As you can see inheritance (using the variable name) works properly using super.variablename
BaseClass().method1(123) --> "BaseClass 123"
A().method1(123) --> "A 123 added to BaseClass 123"
B().method1(123) --> "B 123 added to A 123 added to BaseClass 123"
(B() as A).method1(123) --> "B 123 added to A 123 added to BaseClass 123"
(B() as BaseClass).method1(123) --> "B 123 added to A 123 added to BaseClass 123"

This answer it not aimed at the OP, other than the fact that I felt inspired to respond by his statement, "I tend to only put the necessities (stored properties, initializers) into my class definitions and move everything else into their own extension ...". I'm primarily a C# programmer, and in C# one can use partial classes for this purpose. For example, Visual Studio places the UI-related stuff in a separate source file using a partial class, and leaves your main source file uncluttered so you don't have that distraction.
If you search for "swift partial class" you'll find various links where Swift adherents say that Swift doesn't need partial classes because you can use extensions. Interestingly, if you type "swift extension" into the Google search field, its first search suggestion is "swift extension override", and at the moment this Stack Overflow question is the first hit. I take that to mean that problems with (lack of) override capabilities are the most searched-for topic related to Swift extensions, and highlights the fact that Swift extensions can't possibly replace partial classes, at least if you use derived classes in your programming.
Anyway, to cut a long-winded introduction short, I ran into this problem in a situation where I wanted to move some boilerplate / baggage methods out of the main source files for Swift classes that my C#-to-Swift program was generating. After running into the problem of no override allowed for these methods after moving them to extensions, I ended up implementing the following simple-minded workaround. The main Swift source files still contain some tiny stub methods that call the real methods in the extension files, and these extension methods are given unique names to avoid the override problem.
public protocol PCopierSerializable {
static func getFieldTable(mCopier : MCopier) -> FieldTable
static func createObject(initTable : [Int : Any?]) -> Any
func doSerialization(mCopier : MCopier)
}
.
public class SimpleClass : PCopierSerializable {
public var aMember : Int32
public init(
aMember : Int32
) {
self.aMember = aMember
}
public class func getFieldTable(mCopier : MCopier) -> FieldTable {
return getFieldTable_SimpleClass(mCopier: mCopier)
}
public class func createObject(initTable : [Int : Any?]) -> Any {
return createObject_SimpleClass(initTable: initTable)
}
public func doSerialization(mCopier : MCopier) {
doSerialization_SimpleClass(mCopier: mCopier)
}
}
.
extension SimpleClass {
class func getFieldTable_SimpleClass(mCopier : MCopier) -> FieldTable {
var fieldTable : FieldTable = [ : ]
fieldTable[376442881] = { () in try mCopier.getInt32A() } // aMember
return fieldTable
}
class func createObject_SimpleClass(initTable : [Int : Any?]) -> Any {
return SimpleClass(
aMember: initTable[376442881] as!
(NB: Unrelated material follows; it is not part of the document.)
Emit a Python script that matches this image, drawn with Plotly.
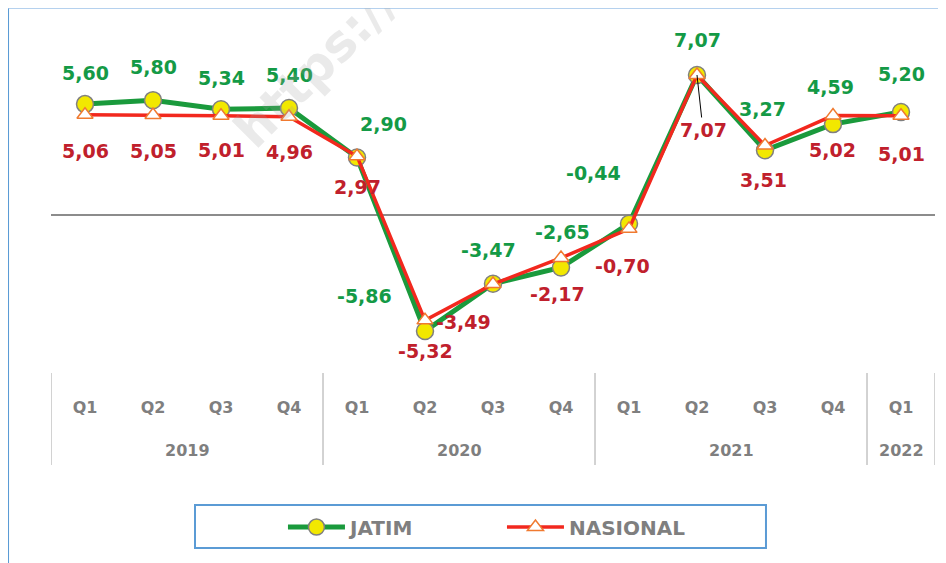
import plotly.graph_objects as go

# data
years = ["2019"] * 4 + ["2020"] * 4 + ["2021"] * 4 + ["2022"]
quarters = ["Q1", "Q2", "Q3", "Q4", "Q1", "Q2", "Q3", "Q4", "Q1", "Q2", "Q3", "Q4", "Q1"]
jatim = [5.60, 5.80, 5.34, 5.40, 2.90, -5.86, -3.47, -2.65, -0.44, 7.07, 3.27, 4.59, 5.20]
nasional = [5.06, 5.05, 5.01, 4.96, 2.97, -5.32, -3.49, -2.17, -0.70, 7.07, 3.51, 5.02, 5.01]

# label offsets in px (xshift, yshift)
jatim_off = [(0, 31), (0, 33), (0, 31), (0, 33), (26, 34), (-61, 35), (-5, 34),
             (1, 35), (-36, 51), (0, 35), (-3, 41), (-3, 37), (0, 38)]
nas_off = [(0, -36), (0, -36), (0, -34), (0, -35), (0, -31), (0, -31), (-30, -38),
           (-4, -36), (-7, -37), (6, -55), (-2, -34), (-1, -34), (0, -38)]

GREEN = "#149a46"
RED_LBL = "#c0202c"
GREY_TXT = "#7f7f7f"
FONT = "DejaVu Sans"


def fmt(v):
    return f"{v:.2f}".replace(".", ",")


idx = list(range(len(quarters)))

fig = go.Figure()
fig.add_trace(go.Scatter(
    x=idx, y=jatim, name="JATIM", mode="lines+markers",
    line=dict(color="#1a9a3c", width=5),
    marker=dict(symbol="circle", size=17, color="#f2e800",
                line=dict(color="#808080", width=1.5)),
))
fig.add_trace(go.Scatter(
    x=idx, y=nasional, name="NASIONAL", mode="lines+markers",
    line=dict(color="#f2281e", width=3.5),
    marker=dict(symbol="triangle-up", size=14, color="white",
                line=dict(color="#f07a30", width=1.5)),
))

annotations = []
for i, v in enumerate(jatim):
    dx, dy = jatim_off[i]
    annotations.append(dict(x=i, y=v, xref="x", yref="y", text=fmt(v),
                            showarrow=False, xshift=dx, yshift=dy,
                            font=dict(family=FONT, size=19, color=GREEN, weight="bold")))
for i, v in enumerate(nasional):
    dx, dy = nas_off[i]
    if i == 9:
        annotations.append(dict(x=i, y=v, xref="x", yref="y", text=fmt(v),
                                showarrow=True, arrowhead=0, arrowwidth=1,
                                arrowcolor="black", ax=dx, ay=-dy,
                                font=dict(family=FONT, size=19, color=RED_LBL, weight="bold")))
    else:
        annotations.append(dict(x=i, y=v, xref="x", yref="y", text=fmt(v),
                                showarrow=False, xshift=dx, yshift=dy,
                                font=dict(family=FONT, size=19, color=RED_LBL, weight="bold")))

# year groups: label at group centre, divider lines at group edges
shapes = []
groups = []
for i, y in enumerate(years):
    if not groups or groups[-1][0] != y:
        groups.append([y, i, i])
    else:
        groups[-1][2] = i
edges = sorted({g[1] - 0.5 for g in groups} | {g[2] + 0.5 for g in groups})
for e in edges:
    shapes.append(dict(type="line", xref="x", yref="paper", x0=e, x1=e,
                       y0=-0.0086, y1=-0.2714, line=dict(color="#a6a6a6", width=1)))
for name, a, b in groups:
    annotations.append(dict(x=(a + b) / 2, y=-0.2286, xref="x", yref="paper", text=name,
                            showarrow=False, yanchor="middle",
                            font=dict(family=FONT, size=16, color=GREY_TXT, weight="bold")))

# watermark
annotations.append(dict(x=0.30, y=0.87, xref="paper", yref="paper", text="https://",
                        showarrow=False, textangle=-45, xanchor="center", yanchor="middle",
                        font=dict(family=FONT, size=50, color="rgba(160,160,160,0.22)",
                                  weight="bold")))

# legend frame and outer border
shapes += [
    dict(type="rect", xref="paper", yref="paper", x0=0.1629, x1=0.8088,
         y0=-0.5086, y1=-0.3857, line=dict(color="#5b9bd5", width=2)),
    dict(type="line", xref="paper", yref="paper", x0=-0.0486, x1=-0.0486,
         y0=-0.6, y1=1.0343, line=dict(color="#5b9bd5", width=2)),
    dict(type="line", xref="paper", yref="paper", x0=-0.0486, x1=1.02,
         y0=1.0343, y1=1.0343, line=dict(color="#9cc2e8", width=1.5)),
]

fig.update_layout(
    width=938, height=555,
    margin=dict(l=43, r=11, t=12, b=193),
    paper_bgcolor="white", plot_bgcolor="white",
    showlegend=True,
    legend=dict(orientation="h", x=0.2624, xanchor="left", y=-0.4486, yanchor="middle",
                font=dict(family=FONT, size=20, color=GREY_TXT, weight="bold"),
                bgcolor="rgba(0,0,0,0)", entrywidth=147, itemwidth=57),
    xaxis=dict(range=[-0.5, len(quarters) - 0.5], showgrid=False, zeroline=False,
               showline=False, ticks="", tickvals=idx, ticktext=quarters,
               ticklabelstandoff=26,
               tickfont=dict(family=FONT, size=16, color=GREY_TXT, weight="bold")),
    yaxis=dict(range=[-7.828, 9.848], showgrid=False, showticklabels=False,
               zeroline=True, zerolinecolor="#8c8c8c", zerolinewidth=1.5, showline=False),
    annotations=annotations,
    shapes=shapes,
)

fig.write_html("out.html")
Int32
)
}
func doSerialization_SimpleClass(mCopier : MCopier) {
mCopier.writeBinaryObjectHeader(367620, 1)
mCopier.serializeProperty(376442881, .eInt32, { () in mCopier.putInt32(aMember) } )
}
}
.
public class DerivedClass : SimpleClass {
public var aNewMember : Int32
public init(
aNewMember : Int32,
aMember : Int32
) {
self.aNewMember = aNewMember
super.init(
aMember: aMember
)
}
public class override func getFieldTable(mCopier : MCopier) -> FieldTable {
return getFieldTable_DerivedClass(mCopier: mCopier)
}
public class override func createObject(initTable : [Int : Any?]) -> Any {
return createObject_DerivedClass(initTable: initTable)
}
public override func doSerialization(mCopier : MCopier) {
doSerialization_DerivedClass(mCopier: mCopier)
}
}
.
extension DerivedClass {
class func getFieldTable_DerivedClass(mCopier : MCopier) -> FieldTable {
var fieldTable : FieldTable = [ : ]
fieldTable[376443905] = { () in try mCopier.getInt32A() } // aNewMember
fieldTable[376442881] = { () in try mCopier.getInt32A() } // aMember
return fieldTable
}
class func createObject_DerivedClass(initTable : [Int : Any?]) -> Any {
return DerivedClass(
aNewMember: initTable[376443905] as! Int32,
aMember: initTable[376442881] as! Int32
)
}
func doSerialization_DerivedClass(mCopier : MCopier) {
mCopier.writeBinaryObjectHeader(367621, 2)
mCopier.serializeProperty(376443905, .eInt32, { () in mCopier.putInt32(aNewMember) } )
mCopier.serializeProperty(376442881, .eInt32, { () in mCopier.putInt32(aMember) } )
}
}
Like I said in my introduction, this doesn't really answer the OP's question, but I'm hoping this simple-minded workaround might be helpful to others who wish to move methods from the main source files to extension files and run into the no-override problem.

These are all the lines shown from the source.